[Recorded data]
+++

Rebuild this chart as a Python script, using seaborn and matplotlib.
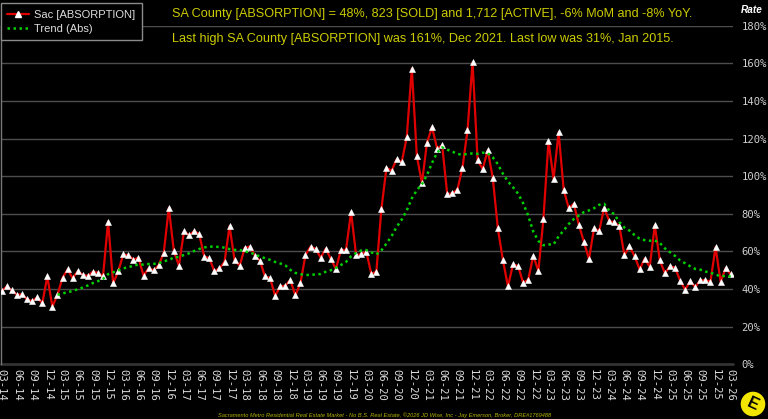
import numpy as np
import pandas as pd
import matplotlib
matplotlib.use("Agg")
import matplotlib.pyplot as plt
from matplotlib.lines import Line2D
from matplotlib.patches import Ellipse
import seaborn as sns

# ---------------- data ----------------
months = pd.date_range("2014-03-01", periods=145, freq="MS")

absorption = [
    39.0, 41.4, 39.3, 37.0, 37.2, 34.5, 33.6, 35.6, 32.4, 46.7, 30.6, 37.0,
    46.0, 50.4, 45.8, 49.5, 47.6, 47.0, 49.2, 48.7, 46.7, 75.9, 43.0, 49.4,
    58.4, 58.0, 55.7, 56.6, 47.2, 51.0, 50.0, 52.7, 59.3, 83.2, 60.0, 52.5,
    70.8, 68.6, 70.8, 69.2, 57.3, 56.4, 49.4, 51.0, 54.5, 73.4, 55.2, 52.5,
    61.9, 62.6, 57.8, 55.1, 46.7, 45.9, 36.4, 41.4, 41.8, 44.8, 36.6, 43.2,
    58.1, 62.6, 61.3, 56.7, 61.5, 56.0, 50.7, 60.8, 60.8, 80.9, 58.1, 58.5,
    59.9, 48.2, 49.2, 82.8, 104.5, 102.9, 109.0, 107.4, 120.7, 157.2, 110.6, 96.4,
    117.9, 126.0, 114.7, 116.4, 90.3, 91.0, 92.8, 104.4, 124.3, 160.5, 108.4, 103.8,
    113.8, 99.0, 72.2, 55.3, 41.4, 53.2, 52.1, 43.4, 45.0, 57.8, 49.6, 77.3,
    118.6, 98.5, 123.4, 92.8, 83.0, 85.4, 74.2, 65.0, 55.9, 72.3, 70.7, 83.2,
    76.2, 75.5, 73.5, 58.0, 62.7, 57.5, 50.5, 56.2, 51.8, 73.9, 55.2, 48.4,
    52.1, 51.4, 44.5, 39.7, 44.1, 41.1, 44.7, 44.7, 44.0, 62.3, 44.0, 51.1,
    47.9,
]

# trend line values (start Feb 2015)
trend = [
    37.0,
    37.6, 38.4, 38.9, 39.9, 40.8, 41.9, 43.2, 44.2, 45.4, 47.9, 48.9, 49.9,
    51.0, 51.6, 52.4, 53.0, 53.0, 53.3, 53.4, 53.7, 54.8, 55.4, 56.8, 57.1,
    58.1, 59.0, 60.2, 61.3, 62.1, 62.6, 62.5, 62.4, 62.0, 61.2, 60.8, 60.8,
    60.0, 59.5, 58.4, 57.3, 56.4, 55.5, 54.4, 53.6, 52.6, 50.2, 48.6, 47.9,
    47.5, 47.5, 47.8, 48.0, 49.2, 50.0, 51.2, 52.8, 54.4, 57.4, 59.2, 60.5,
    60.7, 59.5, 58.4, 60.6, 64.2, 68.1, 73.0, 76.9, 81.8, 88.2, 92.6, 95.7,
    100.6, 107.1, 112.5, 115.3, 114.1, 113.1, 111.8, 111.5, 111.8, 112.1, 111.9, 112.5,
    112.2, 110.0, 106.4, 101.3, 97.2, 94.1, 90.7, 85.6, 79.0, 70.5, 65.6, 63.3,
    63.7, 63.7, 68.0, 71.1, 74.6, 77.2, 79.1, 80.9, 81.8, 83.0, 84.8, 85.3,
    81.7, 79.8, 75.6, 72.7, 71.1, 68.7, 66.8, 66.0, 65.7, 65.8, 64.5, 61.6,
    59.6, 57.6, 55.2, 53.7, 52.1, 50.7, 50.3, 49.3, 48.7, 47.7, 46.8, 47.0,
    46.6,
]

tick_labels = [
    "03-14", "06-14", "09-14", "12-14", "03-15", "06-15", "09-15", "12-15",
    "03-16", "06-16", "09-16", "12-16", "03-17", "06-17", "09-17", "12-17",
    "03-18", "06-18", "09-18", "12-18", "03-19", "06-19", "09-19", "12-19",
    "03-20", "06-20", "09-20", "12-20", "03-21", "06-21", "09-21", "12-21",
    "03-22", "06-22", "09-22", "12-22", "03-23", "06-23", "09-23", "12-23",
    "03-24", "06-24", "09-24", "12-24", "03-25", "06-25", "09-25", "12-25",
    "03-26",
]

y_ticks = [0, 20, 40, 60, 80, 100, 120, 140, 160, 180]
y_tick_labels = [f"{v}%" for v in y_ticks]

series_name = "Sac [ABSORPTION]"
trend_name = "Trend (Abs)"
headline1 = "SA County [ABSORPTION] = 48%, 823 [SOLD] and 1,712 [ACTIVE], -6% MoM and -8% YoY."
headline2 = "Last high SA County [ABSORPTION] was 161%, Dec 2021. Last low was 31%, Jan 2015."
footer = ("Sacramento Metro Residential Real Estate Market - No B.S. Real Estate, "
          "\u00a92026 JD Wise, Inc - Jay Emerson, Broker, DRE#1769488")

n = len(absorption)
df = pd.DataFrame({"idx": np.arange(n), "month": months, "val": absorption})
df_tr = pd.DataFrame({"idx": np.arange(n - len(trend), n), "val": trend})

# ---------------- style ----------------
sns.set_style("dark")
plt.rcParams["font.family"] = ["Liberation Sans", "DejaVu Sans"]

W, H = 768, 419
fig = plt.figure(figsize=(W / 100, H / 100), dpi=100, facecolor="black")
left_px, right_px, top_px, bot_px = 0.5, 733, 25.7, 364.3
ax = fig.add_axes([left_px / W, 1 - bot_px / H, (right_px - left_px) / W, (bot_px - top_px) / H])
ax.set_facecolor("black")

RED = "#e00000"
GREEN = "#00d000"
YEL = "#cccc00"

sns.lineplot(data=df, x="idx", y="val", ax=ax, color=RED, linewidth=1.6,
             marker="^", markersize=4.5, markerfacecolor="white",
             markeredgecolor="white", markeredgewidth=0.4, legend=False, zorder=3)
sns.lineplot(data=df_tr, x="idx", y="val", ax=ax, color=GREEN, linewidth=1.8,
             linestyle=(0, (1, 1.4)), legend=False, zorder=4)

ax.set_xlim(-0.25, 144.45)
ax.set_ylim(0, 180)
ax.set_xlabel("")
ax.set_ylabel("")

for v in y_ticks[1:]:
    ax.axhline(v, color="#4d4d4d", linewidth=1.0, zorder=1)
ax.axhline(0, color="#333333", linewidth=2.0, zorder=1, clip_on=False)
ax.grid(False)

for s in ["top", "right", "bottom"]:
    ax.spines[s].set_visible(False)
ax.spines["left"].set_color("#777777")
ax.spines["left"].set_linewidth(1.0)

ax.yaxis.tick_right()
ax.set_yticks(y_ticks)
ax.set_yticklabels(y_tick_labels, family="DejaVu Sans Mono", fontsize=7.6, color="#cfcfcf")
ax.tick_params(axis="y", length=0, pad=6)

ax.set_xticks(np.arange(0, n, 3))
ax.set_xticklabels(tick_labels, rotation=-90, family="DejaVu Sans Mono",
                   fontsize=7.6, color="#dddddd", ha="center", va="top")
ax.tick_params(axis="x", length=0, pad=3.5)

# legend
handles = [
    Line2D([], [], color=RED, linewidth=1.6, marker="^", markersize=4.5,
           markerfacecolor="white", markeredgecolor="white"),
    Line2D([], [], color=GREEN, linewidth=1.8, linestyle=(0, (1, 1.4))),
]
leg = fig.legend(handles, [series_name, trend_name], loc="upper left",
                 bbox_to_anchor=(0.5 / W, 1 - 3 / H), frameon=True, fancybox=False,
                 fontsize=8.0, handlelength=2.0, handletextpad=0.45,
                 borderpad=0.6, labelspacing=0.35, borderaxespad=0)
leg.get_frame().set_facecolor("black")
leg.get_frame().set_edgecolor("#8a8a8a")
leg.get_frame().set_linewidth(1.0)
leg.get_frame().set_alpha(1)
for t in leg.get_texts():
    t.set_color("#dddddd")

# headlines
fig.text(172 / W, 1 - 14 / H, headline1, color=YEL, fontsize=9.1, va="center", ha="left")
fig.text(172 / W, 1 - 39 / H, headline2, color=YEL, fontsize=9.1, va="center", ha="left")

fig.text(752 / W, 1 - 10 / H, "Rate", color="white", fontsize=7.2,
         fontweight="bold", fontstyle="italic", ha="center", va="center")

fig.text(385 / W, 1 - 415.5 / H, footer, color="#b5b500", fontsize=4.1,
         fontstyle="italic", ha="center", va="center")

# logo
fig.patches.append(Ellipse((753 / W, 1 - 404 / H), 26 / W, 26 / H,
                           transform=fig.transFigure, facecolor="#f2e600",
                           edgecolor="black", linewidth=1.0, zorder=5))
fig.text(753 / W, 1 - 404 / H, "E", color="black", fontsize=12, fontweight="bold",
         ha="center", va="center", rotation=-25, zorder=6)

fig.savefig("out.png", dpi=100, facecolor="black")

+++

[Challenge]
Find every line in the listing that holds the string "matplotlib", then say how many there are as a bare number.

[Full answer]
6